▸ Work to be completed: Return only the lines from the top of the data down to the one that holds "ax = fig.add_axes([0, 0, 1, 1])", both included, without any pictures.

▸ Available data:
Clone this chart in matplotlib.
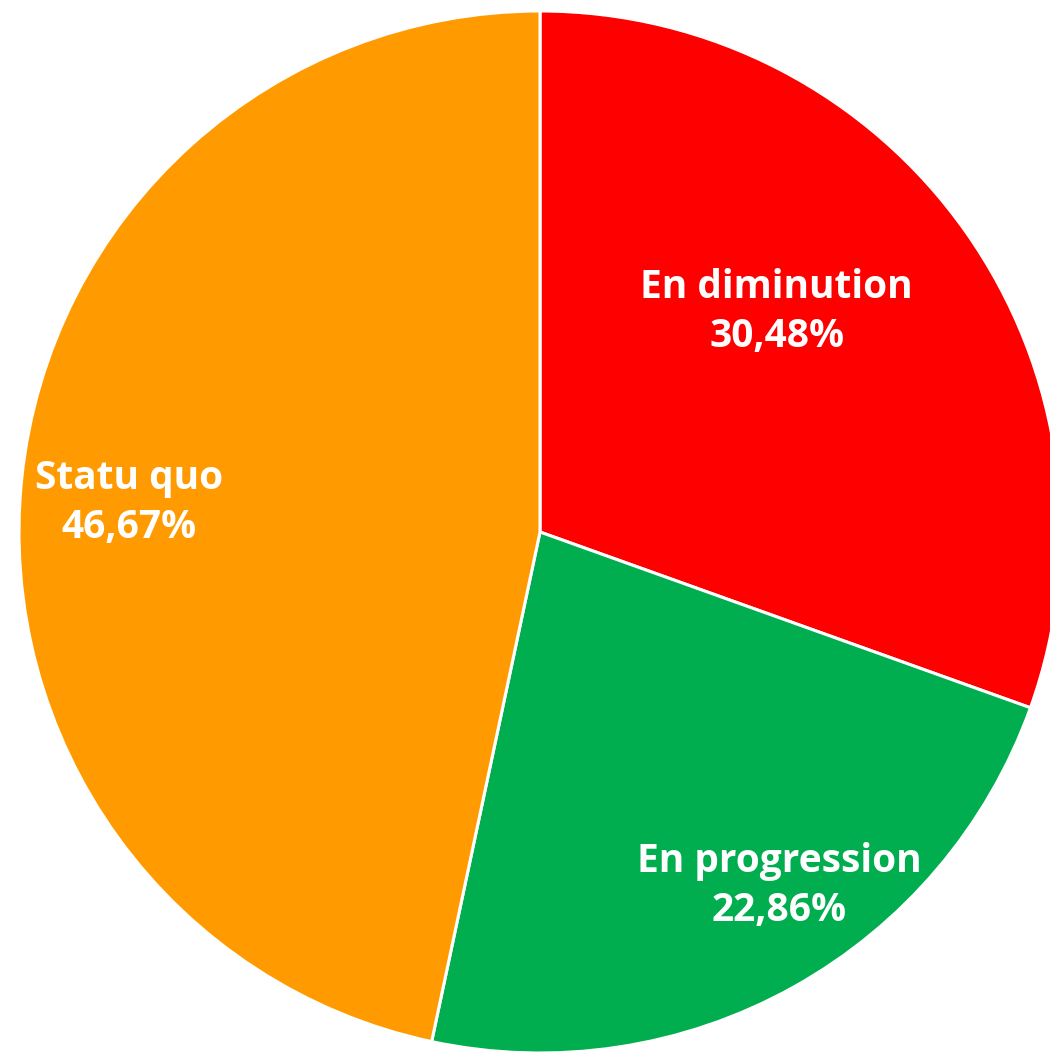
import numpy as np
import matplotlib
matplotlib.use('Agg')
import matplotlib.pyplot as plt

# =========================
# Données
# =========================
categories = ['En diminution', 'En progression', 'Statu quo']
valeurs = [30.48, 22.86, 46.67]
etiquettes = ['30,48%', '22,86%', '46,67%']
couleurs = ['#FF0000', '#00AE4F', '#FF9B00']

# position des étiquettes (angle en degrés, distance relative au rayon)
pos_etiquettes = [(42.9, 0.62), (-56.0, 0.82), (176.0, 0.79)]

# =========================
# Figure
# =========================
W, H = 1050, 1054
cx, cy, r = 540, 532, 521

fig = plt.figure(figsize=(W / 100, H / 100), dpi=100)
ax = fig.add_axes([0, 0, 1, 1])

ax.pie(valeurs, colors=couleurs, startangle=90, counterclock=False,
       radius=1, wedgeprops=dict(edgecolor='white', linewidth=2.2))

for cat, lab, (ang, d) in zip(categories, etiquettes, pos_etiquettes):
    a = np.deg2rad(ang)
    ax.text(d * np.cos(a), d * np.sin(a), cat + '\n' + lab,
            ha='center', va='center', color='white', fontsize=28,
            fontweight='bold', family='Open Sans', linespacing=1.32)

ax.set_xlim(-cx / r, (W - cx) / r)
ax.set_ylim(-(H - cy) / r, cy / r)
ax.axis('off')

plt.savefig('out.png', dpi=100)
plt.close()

▸ Response to the task:
Clone this chart in matplotlib.
import numpy as np
import matplotlib
matplotlib.use('Agg')
import matplotlib.pyplot as plt

# =========================
# Données
# =========================
categories = ['En diminution', 'En progression', 'Statu quo']
valeurs = [30.48, 22.86, 46.67]
etiquettes = ['30,48%', '22,86%', '46,67%']
couleurs = ['#FF0000', '#00AE4F', '#FF9B00']

# position des étiquettes (angle en degrés, distance relative au rayon)
pos_etiquettes = [(42.9, 0.62), (-56.0, 0.82), (176.0, 0.79)]

# =========================
# Figure
# =========================
W, H = 1050, 1054
cx, cy, r = 540, 532, 521

fig = plt.figure(figsize=(W / 100, H / 100), dpi=100)
ax = fig.add_axes([0, 0, 1, 1])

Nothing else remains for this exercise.